American concert promoter

Louis Messina is an American concert promoter who is best known for promoting Taylor Swift and George Strait.

== Early life ==
Louis Messina's father was “Leapin’ Lou” Messina, a New Orleans Boxing promoter. Living across the street from New Orleans’ Municipal Auditorium, his father took him to an Elvis Presley concert when he was 7 years old leading to his interest in music.

== Music career ==
In 1975 Messina co-founded PACE Concerts. Messina founded the annual summer rock concert series Texxas World Music Festival (1978–1988), also known as Texxas Jam. In Dallas, it was held at the Cotton Bowl, and in Houston, at either the Astrodome or Rice Stadium on the campus of Rice University. He also conceived of OzzFest with Sharon Osborne. Messina also promoted concerts in outdoor amphitheaters which indirectly reshaped the concert business. In 1997, Pace Concerts was bought by SFX. After SFX was sold to Clear Channel in 2000, Messina went out on his own to promote George Strait. His promotion of George Strait led him to work with other artists, including Taylor Swift, Ed Sheeran, Phoebe Bridgers, and Zac Brown Band. Through 2022, Messina had promoted shows grossing over $4.5 billion. Messina received the Tony Martell Lifetime Entertainment Achievement Award. Messina also received the CMA Touring Lifetime Achievement Award. On June 15, 2024 George Strait's concert in Texas with 110,905 fans in attendance is believed to be the largest single ticketed concert in U.S. History.
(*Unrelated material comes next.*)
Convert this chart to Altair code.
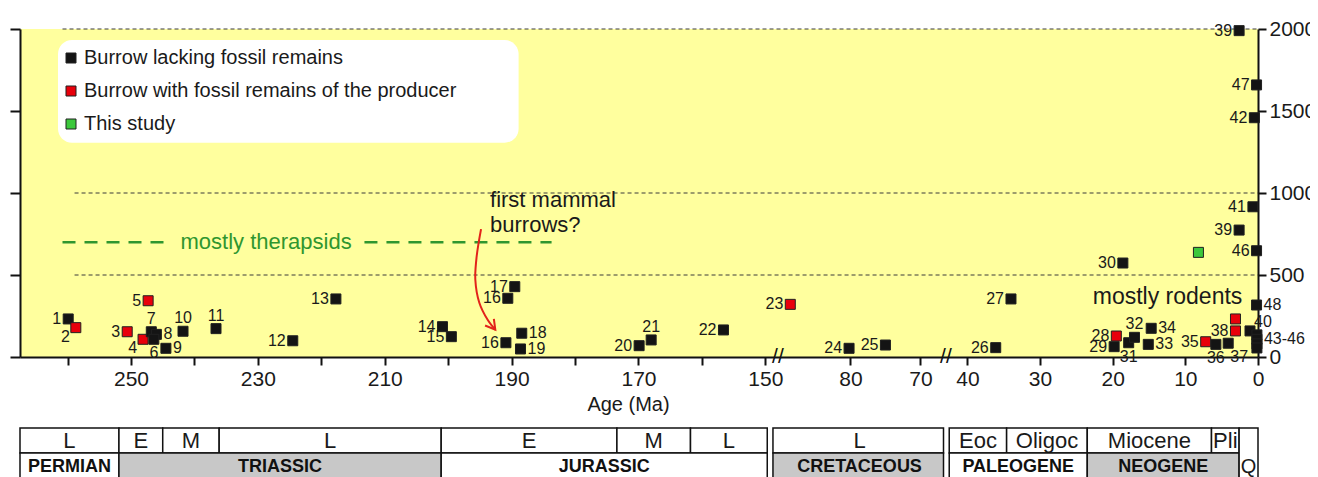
import altair as alt
import pandas as pd

FONT = "Liberation Sans"

# ---------------- data ----------------
pt_label = ["1", "2", "3", "4", "5", "7", "8", "6", "9", "10", "11", "12", "13", "14", "15",
            "16", "17", "16", "18", "19", "20", "21", "22", "23", "24", "25", "26", "27",
            "28", "29", "30", "31", "32", "33", "34", "35", "36", "37", "38", "", "40",
            "", "43-46", "", "", "48", "39", "47", "42", "41", "39", "46", ""]
pt_age = [259.9, 258.7, 250.6, 248.1, 247.3, 246.8, 246.0, 246.4, 244.5, 241.8, 236.6, 224.5, 217.7, 200.9, 199.5,
          190.6, 189.5, 190.9, 188.4, 188.6, 169.9, 168.0, 156.6, 88.6, 80.2, 75.0, 36.1, 34.0,
          19.5, 19.8, 18.6, 17.8, 17.0, 15.1, 14.7, 7.2, 5.8, 4.1, 3.1, 3.1, 1.1,
          0.15, 0.15, 0.15, 0.15, 0.2, 2.6, 0.2, 0.5, 0.7, 2.6, 0.2, 8.2]
pt_depth = [232, 179, 154, 108, 343, 154, 138, 108, 53, 157, 173, 99, 354, 185, 124,
            358, 429, 87, 145, 49, 69, 104, 165, 321, 53, 73, 57, 354,
            128, 63, 573, 87, 120, 77, 175, 93, 77, 84, 159, 232, 159,
            135, 108, 80, 55, 317, 1990, 1659, 1459, 916, 774, 648, 638]
pt_kind = ["b", "r", "r", "r", "r", "b", "b", "b", "b", "b", "b", "b", "b", "b", "b",
           "b", "b", "b", "b", "b", "b", "b", "b", "r", "b", "b", "b", "b",
           "r", "b", "b", "b", "b", "b", "b", "r", "b", "b", "r", "r", "b",
           "b", "b", "b", "b", "b", "b", "b", "b", "b", "b", "b", "g"]
pt_pos = ["L", "BL", "L", "BL", "L", "T", "R", "B", "R", "T", "T", "L", "L", "L", "L",
          "L", "L", "L", "R", "R", "L", "T", "L", "L", "L", "L", "L", "L",
          "L", "L", "L", "B", "T", "R", "R", "L", "B", "BR", "L", "", "TR",
          "", "R", "", "", "R", "L", "L", "L", "L", "L", "L", ""]

kind_names = ["Burrow lacking fossil remains",
              "Burrow with fossil remains of the producer",
              "This study"]
kind_colors = ["#141414", "#E8000B", "#3CC83C"]

ref_depth = [2000, 1000, 500]
ref_from = [260.8, 258.9, 258.9]
ref_to = [0, 0, 0]

ther_from = [260.8, 213.2]
ther_to = [244.0, 183.7]
ther_depth = 700
ther_text_age = 228.7

mammal_lines = ["first mammal", "burrows?"]
mammal_age = 193.4
mammal_depth = [959, 807]

arrow_age = [194.82, 195.51, 195.72, 195.09, 193.78, 192.57]
arrow_depth = [780, 613, 471, 331, 227, 166]
head_age = [194.18, 192.57, 192.8]
head_depth = [192, 166, 233]

rodent_age = 12.45
rodent_depth = 366

break_age = [120, 55]

x_ticks = [260, 250, 240, 230, 220, 210, 200, 190, 180, 170, 160, 150, 80, 70, 40, 30, 20, 10, 0]
x_labeled = [250, 230, 210, 190, 170, 150, 80, 70, 40, 30, 20, 10, 0]
y_ticks = [0, 500, 1000, 1500, 2000]

epoch_names = ["L", "E", "M", "L", "E", "M", "L", "L", "Eoc", "Oligoc", "Miocene", "Pli"]
epoch_start = [267.5, 251.9, 245.0, 236.1, 201.1, 173.4, 161.8, 148.8, 42.5, 34.6, 23.5, 6.4]
epoch_end = [251.9, 245.0, 236.1, 201.1, 173.4, 161.8, 149.7, 66.7, 34.6, 23.5, 6.4, 2.6]
epoch_label_at = [259.7, 248.45, 240.55, 218.6, 187.25, 167.6, 155.75, 78.7, 38.55, 29.05, 14.95, 4.5]

period_names = ["PERMIAN", "TRIASSIC", "JURASSIC", "CRETACEOUS", "PALEOGENE", "NEOGENE"]
period_start = [267.5, 251.9, 201.1, 148.8, 42.5, 23.5]
period_end = [251.9, 201.1, 149.7, 66.7, 23.5, 2.6]
period_label_at = [259.7, 226.5, 175.4, 78.7, 33.0, 13.05]
period_grey = [False, True, False, True, False, True]

q_name = ["Q"]
q_start = [2.6]
q_end = [0.0]
q_label_at = [1.3]

# ---------------- scales ----------------
W, H = 1238, 328
xs = alt.Scale(domain=[267.5, 148.4, 90, 66.7, 42.6, 0],
               range=[0, 755.5, 760.5, 923.5, 928.5, W], nice=False, zero=False)
ys = alt.Scale(domain=[0, 2000], nice=False, zero=True)

label_expr = "indexof([" + ",".join(str(v) for v in x_labeled) + "], datum.value) >= 0 ? datum.label : ''"
xaxis = alt.Axis(values=x_ticks, labelExpr=label_expr, tickSize=8, tickWidth=2, tickColor="#111",
                 domainColor="#111", domainWidth=2, labelFontSize=21, labelFont=FONT,
                 labelColor="#1a1a1a", labelPadding=3, labelFlush=False, labelOverlap=False,
                 grid=False, title="Age (Ma)", titleFont=FONT, titleFontSize=20,
                 titleFontWeight="normal", titleColor="#1a1a1a", titlePadding=5, titleX=608)


def X(field):
    return alt.X(field, type="quantitative", scale=xs, axis=xaxis)


def Y(field):
    return alt.Y(field, type="quantitative", scale=ys, axis=None)


pts = pd.DataFrame({"label": pt_label, "age": pt_age, "depth": pt_depth,
                    "kind": [kind_names["brg".index(k)] for k in pt_kind], "pos": pt_pos})

# legend background box (annotation)
legend_box = alt.Chart(pd.DataFrame({"a": [0]})).mark_rect(
    fill="white", cornerRadius=14).encode(
    x=alt.value(38), x2=alt.value(498.6), y=alt.value(11), y2=alt.value(113.7))

refs = alt.Chart(pd.DataFrame({"d": ref_depth, "a0": ref_from, "a1": ref_to})).mark_rule(
    color="#3a3a3a", strokeDash=[4, 3], strokeWidth=1).encode(
    x=X("a0"), x2="a1",
    y=alt.Y("d", type="quantitative", scale=ys,
            axis=alt.Axis(orient="left", values=y_ticks, labels=False, tickSize=10, tickWidth=2,
                          tickColor="#111", domainColor="#111", domainWidth=2, grid=False, title=None)))

ther = alt.Chart(pd.DataFrame({"a0": ther_from, "a1": ther_to, "d": [ther_depth] * 2})).mark_rule(
    color="#2F962F", strokeDash=[13, 9], strokeWidth=2.5).encode(x=X("a0"), x2="a1", y=Y("d"))

ther_text = alt.Chart(pd.DataFrame({"a": [ther_text_age], "d": [ther_depth], "t": ["mostly therapsids"]})).mark_text(
    font=FONT, fontSize=22, color="#2F962F", baseline="middle").encode(x=X("a"), y=Y("d"), text="t")

mammal = alt.Chart(pd.DataFrame({"a": [mammal_age] * 2, "d": mammal_depth, "t": mammal_lines})).mark_text(
    font=FONT, fontSize=22, color="#1a1a1a", align="left", baseline="middle").encode(x=X("a"), y=Y("d"), text="t")

arrow = alt.Chart(pd.DataFrame({"a": arrow_age, "d": arrow_depth, "o": list(range(len(arrow_age)))})).mark_line(
    color="#E2231A", strokeWidth=2, interpolate="catmull-rom").encode(x=X("a"), y=Y("d"), order="o")

head = alt.Chart(pd.DataFrame({"a": head_age, "d": head_depth, "o": list(range(len(head_age)))})).mark_line(
    color="#E2231A", strokeWidth=2).encode(x=X("a"), y=Y("d"), order="o")

rodents = alt.Chart(pd.DataFrame({"a": [rodent_age], "d": [rodent_depth], "t": ["mostly rodents"]})).mark_text(
    font=FONT, fontSize=23, color="#1a1a1a", baseline="middle").encode(x=X("a"), y=Y("d"), text="t")

points = alt.Chart(pts).mark_square(size=100, opacity=1, stroke="#202020", strokeWidth=1).encode(
    x=X("age"),
    y=alt.Y("depth", type="quantitative", scale=ys,
            axis=alt.Axis(orient="right", values=y_ticks, format="d", tickSize=8, tickWidth=2,
                          tickColor="#111", domainColor="#111", domainWidth=2, labelFontSize=21,
                          labelFont=FONT, labelColor="#1a1a1a", labelPadding=3, grid=False, title=None)),
    color=alt.Color("kind:N", scale=alt.Scale(domain=kind_names, range=kind_colors),
                    legend=alt.Legend(orient="none", legendX=41, legendY=19, title=None,
                                      symbolType="square", symbolSize=100, symbolStrokeWidth=1,
                                      symbolStrokeColor="#202020", symbolOpacity=1,
                                      labelFontSize=20, labelFont=FONT, labelColor="#1a1a1a",
                                      labelOffset=3, rowPadding=13, labelLimit=600, padding=0)))

offsets = {
    "L": dict(align="right", dx=-7, dy=0),
    "R": dict(align="left", dx=7, dy=0),
    "T": dict(align="center", dx=0, dy=-13),
    "B": dict(align="center", dx=0, dy=14),
    "BR": dict(align="center", dx=11, dy=14),
    "BL": dict(align="right", dx=-6, dy=9),
    "TR": dict(align="left", dx=4, dy=-9),
}
label_layers = []
for pos, kw in offsets.items():
    label_layers.append(
        alt.Chart(pts).transform_filter(alt.datum.pos == pos).mark_text(
            font=FONT, fontSize=16, color="#1a1a1a", baseline="middle", **kw).encode(
            x=X("age"), y=Y("depth"), text="label:N"))

breaks = alt.Chart(pd.DataFrame({"a": break_age, "d": [0, 0], "t": ["//", "//"]})).mark_text(
    font=FONT, fontSize=21, color="#111", baseline="middle").encode(x=X("a"), y=Y("d"), text="t")

# geological time table
ep = pd.DataFrame({"n": epoch_names, "s": epoch_start, "e": epoch_end, "m": epoch_label_at})
pe = pd.DataFrame({"n": period_names, "s": period_start, "e": period_end, "m": period_label_at,
                   "f": ["#C8C8C8" if g else "#FFFFFF" for g in period_grey]})
qq = pd.DataFrame({"n": q_name, "s": q_start, "e": q_end, "m": q_label_at})

ep_rect = alt.Chart(ep).mark_rect(fill="white", stroke="#111", strokeWidth=1.5).encode(
    x=X("s"), x2="e", y=alt.value(399), y2=alt.value(424))
ep_text = alt.Chart(ep).mark_text(font=FONT, fontSize=22, color="#1a1a1a", baseline="middle").encode(
    x=X("m"), y=alt.value(412), text="n")
pe_rect = alt.Chart(pe).mark_rect(stroke="#111", strokeWidth=1.5).encode(
    x=X("s"), x2="e", y=alt.value(424), y2=alt.value(452), fill=alt.Fill("f:N", scale=None))
pe_text = alt.Chart(pe).mark_text(font=FONT, fontSize=18, fontWeight="bold", color="#111", baseline="middle").encode(
    x=X("m"), y=alt.value(438), text="n")
q_rect = alt.Chart(qq).mark_rect(fill="white", stroke="#111", strokeWidth=1.5).encode(
    x=X("s"), x2="e", y=alt.value(399), y2=alt.value(452))
q_text = alt.Chart(qq).mark_text(font=FONT, fontSize=20, color="#1a1a1a", baseline="middle").encode(
    x=X("m"), y=alt.value(438), text="n")

chart = alt.layer(
    legend_box, refs, ther, ther_text, mammal, arrow, head, rodents, points,
    *label_layers, breaks, ep_rect, ep_text, pe_rect, pe_text, q_rect, q_text
).resolve_axis(y="independent").properties(
    width=W, height=H,
    autosize=alt.AutoSizeParams(type="none"),
    padding={"left": 12, "top": 21, "right": 52, "bottom": 126},
).configure_view(fill="#FFFF9E", stroke=None)

chart.save("out.html", embed_options={"renderer": "svg", "actions": False})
In 2025, Messina was inducted into the Pollstar Live Hall of Fame.

In September 2026, Ed Sheeran said that Messina Touring Group, the promoter of his Loop tour, decided to remove Macklemore from the tour amid pressure from pro-Israel interest groups as well as Robert Kraft and other venue owners after Macklemore made onstage "free Palestine" statements and spoke out against the Gaza genocide during his act.